[Begin PROVIDED MATERIAL]
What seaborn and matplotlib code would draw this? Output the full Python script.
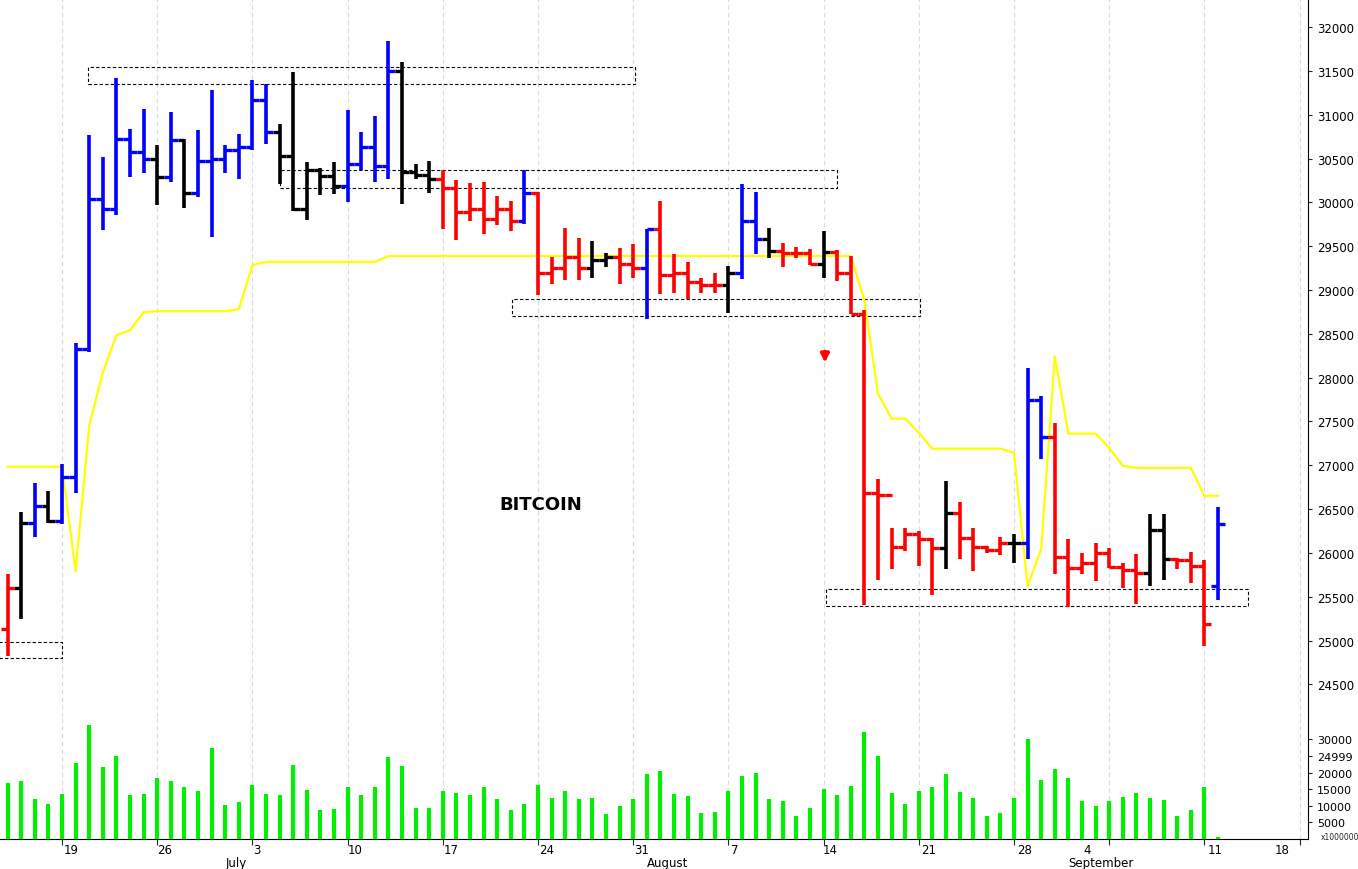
import numpy as np
import matplotlib
matplotlib.use("Agg")
import matplotlib.pyplot as plt
import seaborn as sns

days = list(range(-4, 86))
highs = [25759,26469,26797,26703,27012,28400,30771,30518,31416,30832,31065,30654,31028,30729,30822,31285,30659,30785,31402,31355,
         30892,31486,30458,30397,30458,31051,30808,30981,31846,31603,30434,30467,30364,30251,30221,30232,30076,30011,30366,30114,
         29381,29705,29591,29560,29419,29476,29522,29698,30011,29407,29323,29133,29190,29278,30209,30114,29713,29533,29495,29468,
         29675,29457,29388,28770,26842,26281,26288,26250,26166,26815,26586,26281,26078,26185,26219,28113,27796,27483,26155,26002,
         26109,26059,25887,25983,26441,26441,25945,26009,25914,26529]
lows = [24824,25244,26179,26343,26329,26680,28297,29686,29859,30294,30341,29967,30233,29934,30060,29607,30341,30271,30598,30668,
        30214,29906,29794,30083,30093,29999,30364,30238,30271,29976,30271,30107,29700,29572,29793,29640,29743,29675,29755,28942,
        29064,29113,29113,29133,29266,29064,29140,28667,28953,28961,28896,28968,28968,28739,29125,29411,29369,29266,29362,29285,
        29140,29106,28724,25410,25685,25811,26021,25849,25525,25811,25925,25792,26002,25971,25887,25925,27071,25754,25380,25754,
        25677,25830,25601,25418,25620,25685,25811,25651,24940,25460]
closes = [25595,26343,26530,26366,26867,28330,30037,29929,30724,30574,30495,30284,30715,30107,30467,30490,30598,30631,31173,30799,
          30528,29929,30364,30303,30191,30434,30631,30411,31500,30350,30317,30271,30163,29885,29923,29812,29927,29789,30106,29198,
          29247,29373,29247,29343,29373,29297,29247,29698,29171,29198,29087,29056,29056,29198,29789,29579,29449,29419,29427,29293,
          29438,29198,28724,26689,26662,26067,26219,26155,26052,26452,26174,26067,26029,26116,26116,27750,27327,25956,25822,25887,
          25994,25841,25803,25765,26261,25933,25918,25849,25189,26326]
opens = [25137,25595,26343,26530,26366,26867,28330,30037,29929,30724,30574,30495,30284,30715,30107,30467,30490,30598,30631,31173,
         30799,30528,29929,30364,30303,30191,30434,30631,30411,31500,30350,30317,30271,30163,29885,29923,29812,29927,29789,30106,
         29198,29247,29373,29247,29343,29373,29297,29247,29698,29171,29198,29087,29056,29056,29198,29789,29579,29449,29419,29427,
         29293,29438,29198,28724,26689,26662,26067,26219,26155,26052,26452,26174,26067,26029,26116,26116,27750,27327,25956,25822,
         25887,25994,25841,25803,25765,26261,25933,25918,25849,25620]
colors = list("rkbkbbbbbbbkbkbbbbbb" + "kkkkkbbbbkkkrrrrrrbr" + "rrrkkrrbrrrrrkbbkrrr" + "krrrrrrrrkrrrrkbbrrr" + "rrrrkkrrrb")
yellow = ([26983]*5 + [25791,27452,28059,28483,28541,28747] + [28758]*6 + [28781,29285] + [29320]*9 + [29388]*35 +
          [28884,27819,27532,27532,27372] + [27189]*6 + [27143,25620,26044,28243,27361,27361,27361,27200,26994] +
          [26971]*5 + [26651,26651])
volume = [16744,17342,11960,10465,13455,23023,34385,21528,25116,13156,13455,18239,17342,15548,14352,27508,10166,11063,16146,13455,
          13156,22126,14651,8671,8970,15548,13156,15548,24817,21827,9269,9269,14352,13754,13156,15548,11960,8671,10465,16146,
          12259,14352,11960,12259,7475,9867,11960,19435,20332,13455,12857,7774,8073,14352,18837,19734,11960,11362,6877,9269,
          14950,13156,15847,32292,25116,13754,10465,14352,15548,19435,14053,12259,6877,7774,12259,30199,17641,20930,18239,11362,
          9867,11362,12558,13754,12259,11661,6877,8671,15548,598]
week_days = [0,7,14,21,28,35,42,49,56,63,70,77,84,91]
week_labels = ["19","26","3","10","17","24","31","7","14","21","28","4","11","18"]
label_pos = [0.66,7.57,14.34,21.54,28.6,35.6,42.65,49.5,56.5,63.7,70.8,75.4,84.8,89.7]
months = ["July","August","September"]
month_start = [12,43,74]
boxes = [(1.9,42.1,31347,31542),(16,57,30167,30373),(33.1,63.1,28701,28896),(56.2,87.2,25390,25585),(-4.6,0,24806,24978)]

sns.set_style("white")
fig = plt.figure(figsize=(13.58, 8.7), dpi=100)
ax = fig.add_axes([0, 0.175, 0.963, 0.825])
axv = fig.add_axes([0, 0.0345, 0.963, 0.1405], sharex=ax)
cmap = {"r": "#ff0000", "k": "#000000", "b": "#0000ff"}
cols = [cmap[c] for c in colors]
d = np.array(days)
ax.vlines(d, lows, highs, colors=cols, lw=2.6, zorder=3)
ax.hlines(opens, d - 0.5, d, colors=cols, lw=2.4, zorder=3)
ax.hlines(closes, d, d + 0.5, colors=cols, lw=2.4, zorder=3)
sns.lineplot(x=days, y=yellow, color="#ffff00", lw=1.6, ax=ax, zorder=2)
for x0, x1, y0, y1 in boxes:
    ax.plot([x0, x1, x1, x0, x0], [y0, y0, y1, y1, y0], color="black", lw=0.8, ls=(0, (3, 2)), zorder=1)
ax.annotate("", xy=(56.1, 28140), xytext=(56.1, 28330),
            arrowprops=dict(arrowstyle="-|>", color="red", lw=2.5, mutation_scale=12))
ax.text(35.2, 26559, "BITCOIN", fontsize=13, fontweight="bold", ha="center", va="center", color="black")

ax.set_xlim(-4.56, 91.6)
ax.set_ylim(24130, 32321)
ax.set_yticks(np.arange(24500, 32001, 500))
ax.yaxis.tick_right()
ax.tick_params(axis="y", labelsize=8.5, length=3, direction="out", right=True, labelcolor="black")
ax.tick_params(axis="x", bottom=False, labelbottom=False)
for w in week_days:
    ax.axvline(w, color="#d8d8e8", lw=0.8, ls=(0, (4, 3)), zorder=0)
    axv.axvline(w, color="#d8d8e8", lw=0.8, ls=(0, (4, 3)), zorder=0)
for s in ["top", "left", "bottom"]:
    ax.spines[s].set_visible(False)
ax.spines["right"].set_color("black")
ax.set_xlabel(""); ax.set_ylabel("")

axv.vlines(d, 0, volume, colors="#00ee00", lw=3, zorder=3)
axv.set_ylim(0, 36800)
axv.set_yticks([5000, 10000, 15000, 20000, 24999, 30000])
axv.yaxis.tick_right()
axv.tick_params(axis="y", labelsize=8, length=3, right=True, labelcolor="black")
axv.set_xticks(week_days)
axv.set_xticklabels([])
axv.tick_params(axis="x", length=4, bottom=True, direction="out")
for s in ["top", "left"]:
    axv.spines[s].set_visible(False)
axv.spines["bottom"].set_color("black")
axv.spines["right"].set_color("black")
for p, lab in zip(label_pos, week_labels):
    axv.text(p, -0.03, lab, transform=axv.get_xaxis_transform(), ha="center", va="top", fontsize=8.5, color="black")
for p, lab in zip(month_start, months):
    axv.text(p, -0.14, lab, transform=axv.get_xaxis_transform(), ha="left", va="top", fontsize=8.5, color="black")
fig.text(0.987, 0.037, "x1000000", fontsize=5.5, ha="center", va="center")
fig.savefig("out.png", dpi=100)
[End PROVIDED MATERIAL]
DIRECTION: Restate the data above word for word. Do not include the images.

TASK SOLUTION:
What seaborn and matplotlib code would draw this? Output the full Python script.
import numpy as np
import matplotlib
matplotlib.use("Agg")
import matplotlib.pyplot as plt
import seaborn as sns

days = list(range(-4, 86))
highs = [25759,26469,26797,26703,27012,28400,30771,30518,31416,30832,31065,30654,31028,30729,30822,31285,30659,30785,31402,31355,
         30892,31486,30458,30397,30458,31051,30808,30981,31846,31603,30434,30467,30364,30251,30221,30232,30076,30011,30366,30114,
         29381,29705,29591,29560,29419,29476,29522,29698,30011,29407,29323,29133,29190,29278,30209,30114,29713,29533,29495,29468,
         29675,29457,29388,28770,26842,26281,26288,26250,26166,26815,26586,26281,26078,26185,26219,28113,27796,27483,26155,26002,
         26109,26059,25887,25983,26441,26441,25945,26009,25914,26529]
lows = [24824,25244,26179,26343,26329,26680,28297,29686,29859,30294,30341,29967,30233,29934,30060,29607,30341,30271,30598,30668,
        30214,29906,29794,30083,30093,29999,30364,30238,30271,29976,30271,30107,29700,29572,29793,29640,29743,29675,29755,28942,
        29064,29113,29113,29133,29266,29064,29140,28667,28953,28961,28896,28968,28968,28739,29125,29411,29369,29266,29362,29285,
        29140,29106,28724,25410,25685,25811,26021,25849,25525,25811,25925,25792,26002,25971,25887,25925,27071,25754,25380,25754,
        25677,25830,25601,25418,25620,25685,25811,25651,24940,25460]
closes = [25595,26343,26530,26366,26867,28330,30037,29929,30724,30574,30495,30284,30715,30107,30467,30490,30598,30631,31173,30799,
          30528,29929,30364,30303,30191,30434,30631,30411,31500,30350,30317,30271,30163,29885,29923,29812,29927,29789,30106,29198,
          29247,29373,29247,29343,29373,29297,29247,29698,29171,29198,29087,29056,29056,29198,29789,29579,29449,29419,29427,29293,
          29438,29198,28724,26689,26662,26067,26219,26155,26052,26452,26174,26067,26029,26116,26116,27750,27327,25956,25822,25887,
          25994,25841,25803,25765,26261,25933,25918,25849,25189,26326]
opens = [25137,25595,26343,26530,26366,26867,28330,30037,29929,30724,30574,30495,30284,30715,30107,30467,30490,30598,30631,31173,
         30799,30528,29929,30364,30303,30191,30434,30631,30411,31500,30350,30317,30271,30163,29885,29923,29812,29927,29789,30106,
         29198,29247,29373,29247,29343,29373,29297,29247,29698,29171,29198,29087,29056,29056,29198,29789,29579,29449,29419,29427,
         29293,29438,29198,28724,26689,26662,26067,26219,26155,26052,26452,26174,26067,26029,26116,26116,27750,27327,25956,25822,
         25887,25994,25841,25803,25765,26261,25933,25918,25849,25620]
colors = list("rkbkbbbbbbbkbkbbbbbb" + "kkkkkbbbbkkkrrrrrrbr" + "rrrkkrrbrrrrrkbbkrrr" + "krrrrrrrrkrrrrkbbrrr" + "rrrrkkrrrb")
yellow = ([26983]*5 + [25791,27452,28059,28483,28541,28747] + [28758]*6 + [28781,29285] + [29320]*9 + [29388]*35 +
          [28884,27819,27532,27532,27372] + [27189]*6 + [27143,25620,26044,28243,27361,27361,27361,27200,26994] +
          [26971]*5 + [26651,26651])
volume = [16744,17342,11960,10465,13455,23023,34385,21528,25116,13156,13455,18239,17342,15548,14352,27508,10166,11063,16146,13455,
          13156,22126,14651,8671,8970,15548,13156,15548,24817,21827,9269,9269,14352,13754,13156,15548,11960,8671,10465,16146,
          12259,14352,11960,12259,7475,9867,11960,19435,20332,13455,12857,7774,8073,14352,18837,19734,11960,11362,6877,9269,
          14950,13156,15847,32292,25116,13754,10465,14352,15548,19435,14053,12259,6877,7774,12259,30199,17641,20930,18239,11362,
          9867,11362,12558,13754,12259,11661,6877,8671,15548,598]
week_days = [0,7,14,21,28,35,42,49,56,63,70,77,84,91]
week_labels = ["19","26","3","10","17","24","31","7","14","21","28","4","11","18"]
label_pos = [0.66,7.57,14.34,21.54,28.6,35.6,42.65,49.5,56.5,63.7,70.8,75.4,84.8,89.7]
months = ["July","August","September"]
month_start = [12,43,74]
boxes = [(1.9,42.1,31347,31542),(16,57,30167,30373),(33.1,63.1,28701,28896),(56.2,87.2,25390,25585),(-4.6,0,24806,24978)]

sns.set_style("white")
fig = plt.figure(figsize=(13.58, 8.7), dpi=100)
ax = fig.add_axes([0, 0.175, 0.963, 0.825])
axv = fig.add_axes([0, 0.0345, 0.963, 0.1405], sharex=ax)
cmap = {"r": "#ff0000", "k": "#000000", "b": "#0000ff"}
cols = [cmap[c] for c in colors]
d = np.array(days)
ax.vlines(d, lows, highs, colors=cols, lw=2.6, zorder=3)
ax.hlines(opens, d - 0.5, d, colors=cols, lw=2.4, zorder=3)
ax.hlines(closes, d, d + 0.5, colors=cols, lw=2.4, zorder=3)
sns.lineplot(x=days, y=yellow, color="#ffff00", lw=1.6, ax=ax, zorder=2)
for x0, x1, y0, y1 in boxes:
    ax.plot([x0, x1, x1, x0, x0], [y0, y0, y1, y1, y0], color="black", lw=0.8, ls=(0, (3, 2)), zorder=1)
ax.annotate("", xy=(56.1, 28140), xytext=(56.1, 28330),
            arrowprops=dict(arrowstyle="-|>", color="red", lw=2.5, mutation_scale=12))
ax.text(35.2, 26559, "BITCOIN", fontsize=13, fontweight="bold", ha="center", va="center", color="black")

ax.set_xlim(-4.56, 91.6)
ax.set_ylim(24130, 32321)
ax.set_yticks(np.arange(24500, 32001, 500))
ax.yaxis.tick_right()
ax.tick_params(axis="y", labelsize=8.5, length=3, direction="out", right=True, labelcolor="black")
ax.tick_params(axis="x", bottom=False, labelbottom=False)
for w in week_days:
    ax.axvline(w, color="#d8d8e8", lw=0.8, ls=(0, (4, 3)), zorder=0)
    axv.axvline(w, color="#d8d8e8", lw=0.8, ls=(0, (4, 3)), zorder=0)
for s in ["top", "left", "bottom"]:
    ax.spines[s].set_visible(False)
ax.spines["right"].set_color("black")
ax.set_xlabel(""); ax.set_ylabel("")

axv.vlines(d, 0, volume, colors="#00ee00", lw=3, zorder=3)
axv.set_ylim(0, 36800)
axv.set_yticks([5000, 10000, 15000, 20000, 24999, 30000])
axv.yaxis.tick_right()
axv.tick_params(axis="y", labelsize=8, length=3, right=True, labelcolor="black")
axv.set_xticks(week_days)
axv.set_xticklabels([])
axv.tick_params(axis="x", length=4, bottom=True, direction="out")
for s in ["top", "left"]:
    axv.spines[s].set_visible(False)
axv.spines["bottom"].set_color("black")
axv.spines["right"].set_color("black")
for p, lab in zip(label_pos, week_labels):
    axv.text(p, -0.03, lab, transform=axv.get_xaxis_transform(), ha="center", va="top", fontsize=8.5, color="black")
for p, lab in zip(month_start, months):
    axv.text(p, -0.14, lab, transform=axv.get_xaxis_transform(), ha="left", va="top", fontsize=8.5, color="black")
fig.text(0.987, 0.037, "x1000000", fontsize=5.5, ha="center", va="center")
fig.savefig("out.png", dpi=100)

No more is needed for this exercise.